April 11, 2014
Rizzoli Bookstore closes its storied space on 57th Street
by Kirsten Reach
Rizzoli Bookstore, with its glittering chandelier and stories upon stories of art books, is probably closing for good today. The Vornado Realty Trust and the Lefrak family, who own the building, are going to demolish the six-story structure and two buildings beside it to make space for a high-rise.
Residents will rally around 31 West 57th Street at 10 AM, calling for the city to save this store. But it’s probably too late.
Manhattan Borough President Gale Brewer applied for landmark status last month. But the 109-year-old building’s interior was updated in 1985, when it was converted from a Sohmer Piano showroom to a bookstore. Additions include bookshelves (obviously), cabinetry, flooring, and those fancy chandeliers. So it’s not “architecturally significant” enough for the city to step in.
If anyone believes, and Andrew Wylie does, that book publishing is not Procter and Gamble, but Hermès, it must be Rizzoli. If you haven’t visited the store in person, you’ve probably seen this place on Pinterest. It’s the kind of place you want to photograph, but also buy a postcard picture or a watercolor illustration of the central chandelier for your mom. The ceilings are so tall, all the customers whisper. The store still has a music section on the third floor with CDs for sale.
The ideal Rizzoli customer must love art books, because there’s a wealth of highly illustrated editions. Tourists must go to great lengths to fit the oversized, heavy editions into their rolling suitcases. These books must hold whole painstaking years of production editors’ lives. Unlike the closing of Borders or other chains, the only stock on sale last week was in the Christmas card section. This week books are 40% off.
Preservationists have been trying to register the interior as a landmark in New York. Yesterday, after a final attempt, they just couldn’t push it through:
“Our review concluded that because there are few remaining elements from the piano showroom era, particularly in comparison with other intact interior landmark spaces like the Steinway Piano showroom on West 57th Street, the site no longer retains the integrity of its original design, and the ca. 1985 redesign of the space does not rise to the level of an interior designation.”

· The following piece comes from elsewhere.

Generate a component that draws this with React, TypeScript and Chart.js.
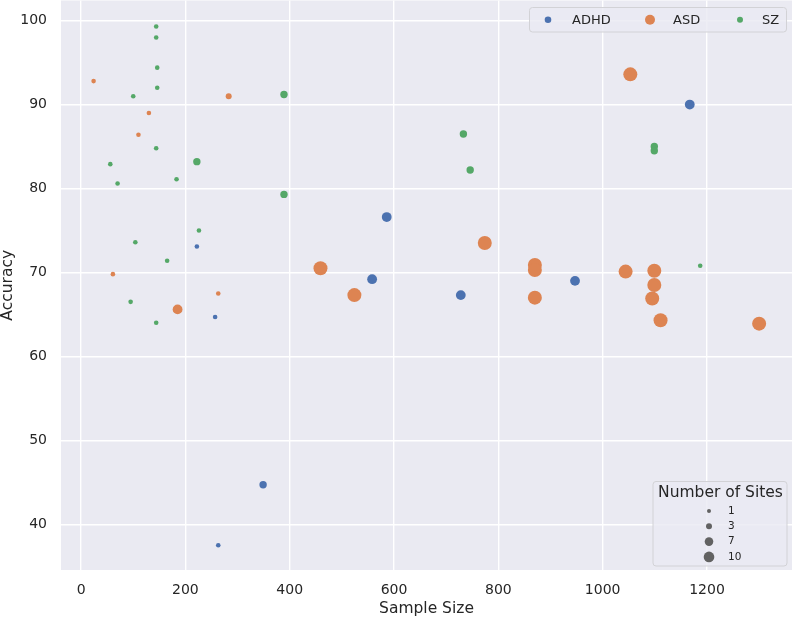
import React, { useEffect, useRef } from "react";
import { Chart, registerables } from "chart.js";

Chart.register(...registerables);

// ---------------- data ----------------
const categories = ["ADHD", "ASD", "SZ"];

const adhdSampleSize = [222, 586, 558, 257, 349, 263, 1167, 728, 947];
const adhdAccuracy = [73.1, 76.6, 69.2, 64.7, 44.7, 37.5, 90.0, 67.3, 69.0];
const adhdSites = [1, 7, 7, 1, 3, 1, 7, 7, 7];

const asdSampleSize = [24, 130, 110, 283, 61, 263, 185, 459, 524, 1053, 774, 870, 870, 870, 1044, 1099, 1099, 1095, 1111, 1300];
const asdAccuracy = [92.8, 89.0, 86.4, 91.0, 69.8, 67.5, 65.6, 70.5, 67.3, 93.6, 73.5, 70.9, 70.3, 67.0, 70.1, 70.2, 68.5, 66.9, 64.3, 63.9];
const asdSites = [1, 1, 1, 2, 1, 1, 7, 10, 10, 10, 10, 10, 10, 10, 10, 10, 10, 10, 10, 10];

const szSampleSize = [144, 144, 146, 146, 100, 144, 56, 70, 183, 222, 389, 389, 226, 104, 165, 95, 144, 733, 746, 1099, 1099, 1187];
const szAccuracy = [99.3, 98.0, 94.4, 92.0, 91.0, 84.8, 82.9, 80.6, 81.1, 83.2, 91.2, 79.3, 75.0, 73.6, 71.4, 66.5, 64.0, 86.5, 82.2, 85.0, 84.5, 70.8];
const szSites = [1, 1, 1, 1, 1, 1, 1, 1, 1, 3, 3, 3, 1, 1, 1, 1, 1, 3, 3, 3, 3, 1];

const sizeLegendLevels = [1, 3, 7, 10];
const xTicks = [0, 200, 400, 600, 800, 1000, 1200];
const yTicks = [40, 50, 60, 70, 80, 90, 100];

const xTitle = "Sample Size";
const yTitle = "Accuracy";
const sizeLegendTitle = "Number of Sites";

// ---------------- styles ----------------
const COLORS = ["#4c72b0", "#dd8452", "#55a868"];
const LEGEND_MARKER_R = [3.3, 5, 3];
const TEXT = "#262626";
const FONT = "DejaVu Sans";

// radius (px) for a number of sites, piecewise interpolation
const radiusKnots = [1, 3, 7, 10];
const radiusVals = [2.3, 3.7, 4.9, 7];
function radiusFor(s: number): number {
  if (s <= radiusKnots[0]) return radiusVals[0];
  for (let i = 1; i < radiusKnots.length; i++) {
    if (s <= radiusKnots[i]) {
      const t = (s - radiusKnots[i - 1]) / (radiusKnots[i] - radiusKnots[i - 1]);
      return radiusVals[i - 1] + t * (radiusVals[i] - radiusVals[i - 1]);
    }
  }
  return radiusVals[radiusVals.length - 1];
}
const legendSizeR = [2, 3, 4.3, 5.3];

const seriesX = [adhdSampleSize, asdSampleSize, szSampleSize];
const seriesY = [adhdAccuracy, asdAccuracy, szAccuracy];
const seriesS = [adhdSites, asdSites, szSites];

const bgPlugin = {
  id: "bgArea",
  beforeDraw(chart: any) {
    const { ctx, chartArea: a } = chart;
    ctx.save();
    ctx.fillStyle = "#eaeaf2";
    ctx.fillRect(a.left, a.top, a.right - a.left, a.bottom - a.top);
    ctx.restore();
  },
};

const legendPlugin = {
  id: "customLegends",
  afterDraw(chart: any) {
    const { ctx, chartArea: a } = chart;
    ctx.save();
    // category legend
    const bx0 = a.right - 263;
    const bx1 = a.right - 6;
    const by0 = a.top + 6.5;
    const by1 = a.top + 31;
    ctx.beginPath();
    (ctx as any).roundRect(bx0 + 0.5, by0 + 0.5, bx1 - bx0, by1 - by0, 3);
    ctx.fillStyle = "rgba(234,234,242,0.8)";
    ctx.fill();
    ctx.strokeStyle = "#d2d2d6";
    ctx.lineWidth = 1;
    ctx.stroke();
    const markerX = [19, 121, 211];
    const textX = [43, 144, 233];
    const cy = (by0 + by1) / 2 + 0.5;
    ctx.font = `13px "${FONT}"`;
    ctx.textBaseline = "middle";
    ctx.textAlign = "left";
    categories.forEach((c, i) => {
      ctx.beginPath();
      ctx.arc(bx0 + markerX[i], cy, LEGEND_MARKER_R[i], 0, Math.PI * 2);
      ctx.fillStyle = COLORS[i];
      ctx.fill();
      ctx.fillStyle = TEXT;
      ctx.fillText(c, bx0 + textX[i], cy + 0.5);
    });

    // size legend
    const sx0 = a.right - 139.5;
    const sx1 = a.right - 5.5;
    const sy0 = a.bottom - 89;
    const sy1 = a.bottom - 4.5;
    ctx.beginPath();
    (ctx as any).roundRect(sx0 + 0.5, sy0 + 0.5, sx1 - sx0, sy1 - sy0, 3);
    ctx.fillStyle = "rgba(234,234,242,0.8)";
    ctx.fill();
    ctx.strokeStyle = "#d2d2d6";
    ctx.stroke();
    ctx.fillStyle = TEXT;
    ctx.font = `15.5px "${FONT}"`;
    ctx.textAlign = "center";
    ctx.fillText(sizeLegendTitle, (sx0 + sx1) / 2 + 1, sy0 + 12);
    ctx.font = `10.5px "${FONT}"`;
    ctx.textAlign = "left";
    sizeLegendLevels.forEach((lv, i) => {
      const yy = sy0 + 30 + i * 15.3;
      ctx.beginPath();
      ctx.arc(sx0 + 56.5, yy, legendSizeR[i], 0, Math.PI * 2);
      ctx.fillStyle = "#626262";
      ctx.fill();
      ctx.fillStyle = TEXT;
      ctx.fillText(String(lv), sx0 + 75.5, yy);
    });
    ctx.restore();
  },
};

function zeroPad(s: any) {
  s.paddingTop = 0;
  s.paddingBottom = 0;
  s.paddingLeft = 0;
  s.paddingRight = 0;
}

export default function App() {
  const ref = useRef<HTMLCanvasElement | null>(null);
  useEffect(() => {
    if (!ref.current) return;
    const datasets = categories.map((c, i) => ({
      label: c,
      data: seriesX[i].map((x, j) => ({ x, y: seriesY[i][j] })),
      backgroundColor: COLORS[i],
      borderWidth: 0,
      pointRadius: (ctx: any) => radiusFor(seriesS[i][ctx.dataIndex] ?? 1),
      pointHoverRadius: (ctx: any) => radiusFor(seriesS[i][ctx.dataIndex] ?? 1),
    }));
    const chart = new Chart(ref.current, {
      type: "scatter",
      data: { datasets },
      options: {
        responsive: false,
        devicePixelRatio: 1,
        animation: false,
        layout: { autoPadding: false, padding: { top: 0.5, right: 2, left: 0, bottom: 0 } },
        plugins: { legend: { display: false }, tooltip: { enabled: false } },
        scales: {
          x: {
            type: "linear",
            min: -38.5,
            max: 1363,
            afterFit: (s: any) => {
              s.height = 49;
              zeroPad(s);
            },
            afterBuildTicks: (s: any) => {
              s.ticks = xTicks.map((v) => ({ value: v }));
            },
            grid: { color: "#ffffff", lineWidth: 1.4, drawTicks: false },
            border: { display: false },
            ticks: {
              color: TEXT,
              font: { family: FONT, size: 14 },
              padding: 12,
              maxRotation: 0,
              callback: (v: any) => String(v),
            },
            title: {
              display: true,
              text: xTitle,
              color: TEXT,
              font: { family: FONT, size: 15.5 },
              padding: { top: 0, bottom: 1 },
            },
          },
          y: {
            type: "linear",
            min: 34.55,
            max: 102.4,
            afterFit: (s: any) => {
              s.width = 61;
              zeroPad(s);
            },
            afterBuildTicks: (s: any) => {
              s.ticks = yTicks.map((v) => ({ value: v }));
            },
            grid: { color: "#ffffff", lineWidth: 1.4, drawTicks: false },
            border: { display: false },
            ticks: {
              color: TEXT,
              font: { family: FONT, size: 14 },
              padding: 14,
              callback: (v: any) => String(v),
            },
            title: {
              display: true,
              text: yTitle,
              color: TEXT,
              font: { family: FONT, size: 15.5 },
              padding: { top: -1, bottom: 0 },
            },
          },
        },
      },
      plugins: [bgPlugin, legendPlugin],
    } as any);
    return () => chart.destroy();
  }, []);
  return (
    <div style={{ position: "absolute", left: 0, top: 0, width: 794, height: 619 }}>
      <canvas ref={ref} width={794} height={619} style={{ width: 794, height: 619, display: "block" }} />
    </div>
  );
}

More than 16,000 people have signed a petition to preserve the store. (They’re still looking for 8,000 more.) No demolition permits have been issued for the building yet, but the area has been developing so rapidly, some real estate people are calling it “Billionaire’s Row.”
Christopher Zara of International Business Times reports that Brewer and the Community Board Five will urge the Landmarks Preservation Commission to “hold an immediate hearing on the historical and architectural value of both the exterior and interior of the Rizzoli Building” in a news conference today. But from the signs out front, it looks like this bookstore is prepared to shut its doors at the end of the workday.
The bookstore is already scouting other locations, so while the storied space will be lost, the business will move on. It’s not all doom and gloom at Manhattan bookstores, but the fight for high-rise space is still tooth-and-nail.
Kirsten Reach was an editor at Melville House.